Question 3: [Total: 30 marks] You are asked to build a predictive model for house prices, using a set of prices paid in Auckland during the first half of 2021, and information on the property itself (e.g. size, house size, rooms, bathrooms, building age, type of heating and cooling, kitchen age) and the neighbourhood (e.g. schools, average income, ethnicity distribution, public transport availabil- ity, distance to shops, travel time to city centre, crime rate, age distribution) . Auckland real estate prices are the highest in the country, and are expected to increase further.
a) [3 marks] Why would using all the variables in a predictive model not be expected to give the lowest prediction error for new data?

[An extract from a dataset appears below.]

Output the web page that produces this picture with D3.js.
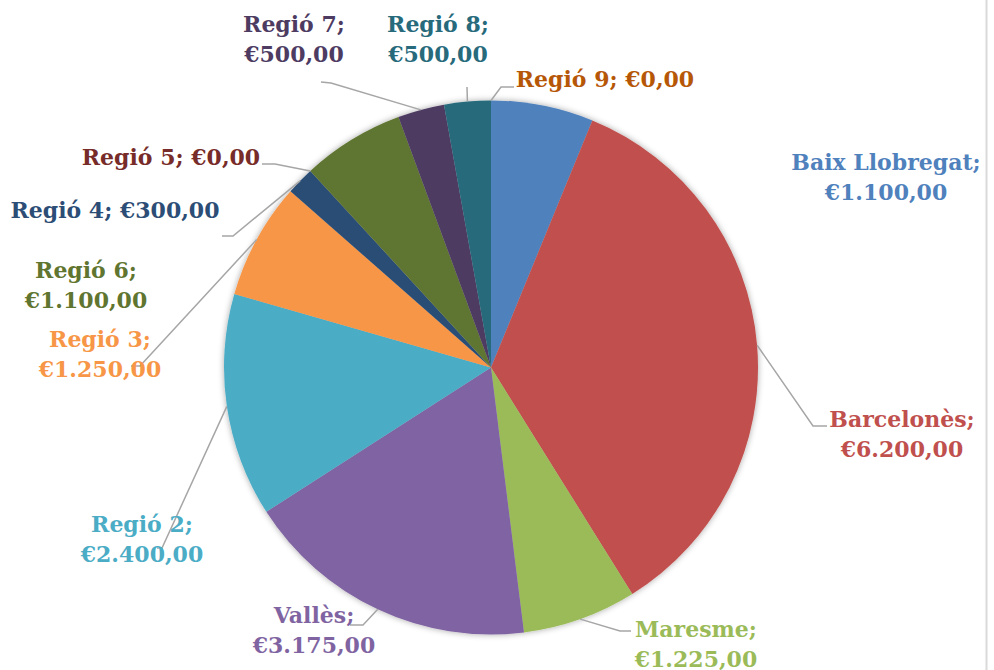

b) [8 marks] Describe two ways of regularising the model that might be expected to give better predictions.
c) [9 marks] Explain one way of obtaining an approximately unbiased estimate of the prediction error from one of these model selection strategies.
d) [5 marks] Suppose the model is applied to predict real estate prices in Auckland in the second half of 2021 . What systematic diferences, if any, would you expect between the model predictions and the actual prices? Explain.
e) [5 marks] Suppose the model is applied to predict real estate prices in Hamilton in the second half of 2021 . What systematic diferences, if any, would you expect between the model predictions and the actual prices? Explain.